Learning Rate Scheduling¶

Every optimizer you use can be paired with any Learning Rate Scheduler. Please see the documentation of configure_optimizers() for all the available options

You can call lr_scheduler.step() at arbitrary intervals. Use self.lr_schedulers() in your LightningModule to access any learning rate schedulers defined in your configure_optimizers().

Warning

lr_scheduler.step() can be called at arbitrary intervals by the user in case of manual optimization, or by Lightning if "interval" is defined in configure_optimizers() in case of automatic optimization.
Note that the lr_scheduler_config keys, such as "frequency" and "interval", will be ignored even if they are provided in your configure_optimizers() during manual optimization.

Here is an example calling lr_scheduler.step() every step.

# step every batch
def __init__(self):
    super().__init__()
    self.automatic_optimization = False


def training_step(self, batch, batch_idx):
    # do forward, backward, and optimization
    ...

    # single scheduler
    sch = self.lr_schedulers()
    sch.step()

    # multiple schedulers
    sch1, sch2 = self.lr_schedulers()
    sch1.step()
    sch2.step()

If you want to call lr_scheduler.step() every N steps/epochs, do the following.

def __init__(self):
    super().__init__()
    self.automatic_optimization = False


def training_step(self, batch, batch_idx):
    # do forward, backward, and optimization
    ...

    sch = self.lr_schedulers()

    # step every N batches
    if (batch_idx + 1) % N == 0:
        sch.step()

    # step every N epochs
    if self.trainer.is_last_batch and (self.trainer.current_epoch + 1) % N == 0:
        sch.step()

If you want to call schedulers that require a metric value after each epoch, consider doing the following:

def __init__(self):
    super().__init__()
    self.automatic_optimization = False


def training_epoch_end(self, outputs):
    sch = self.lr_schedulers()

    # If the selected scheduler is a ReduceLROnPlateau scheduler.
    if isinstance(sch, torch.optim.lr_scheduler.ReduceLROnPlateau):
        sch.step(self.trainer.callback_metrics["loss"])

Use Closure for LBFGS-like Optimizers¶

It is a good practice to provide the optimizer with a closure function that performs a forward, zero_grad and backward of your model. It is optional for most optimizers, but makes your code compatible if you switch to an optimizer which requires a closure, such as LBFGS.

See the PyTorch docs for more about the closure.

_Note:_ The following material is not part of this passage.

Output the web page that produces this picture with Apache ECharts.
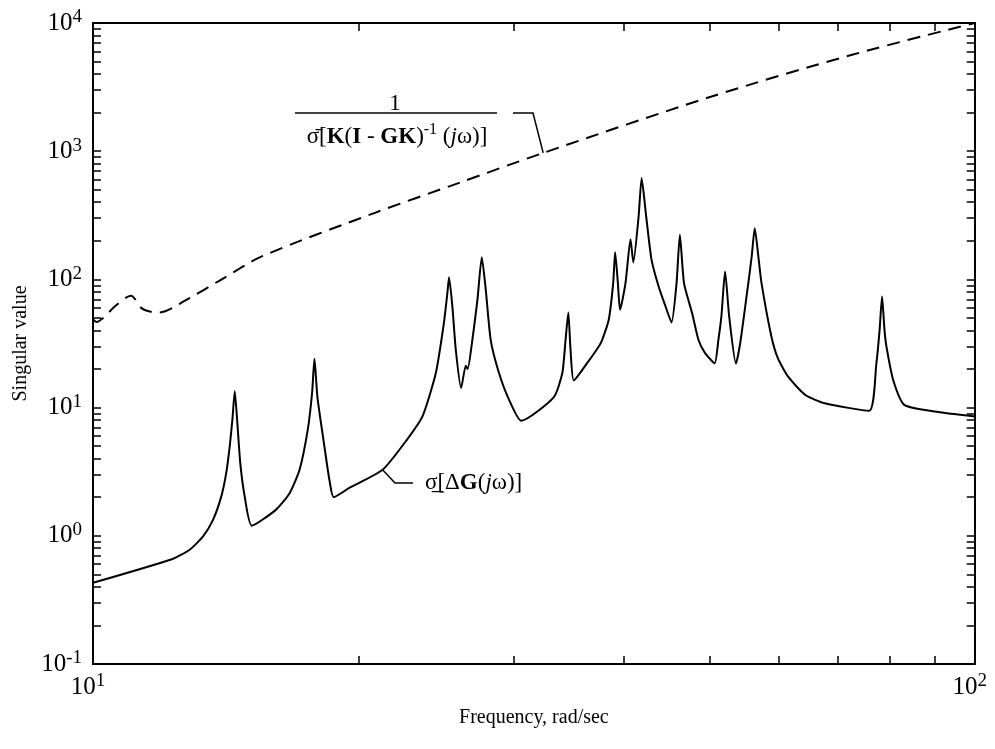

Here is an example using a closure function.

def __init__(self):
    super().__init__()
    self.automatic_optimization = False


def configure_optimizers(self):
    return torch.optim.LBFGS(...)


def training_step(self, batch, batch_idx):
    opt = self.optimizers()

    def closure():
        loss = self.compute_loss(batch)
        opt.zero_grad()
        self.manual_backward(loss)
        return loss

    opt.step(closure=closure)

Warning

The LBFGS optimizer is not supported for apex AMP, native AMP, IPUs, or DeepSpeed.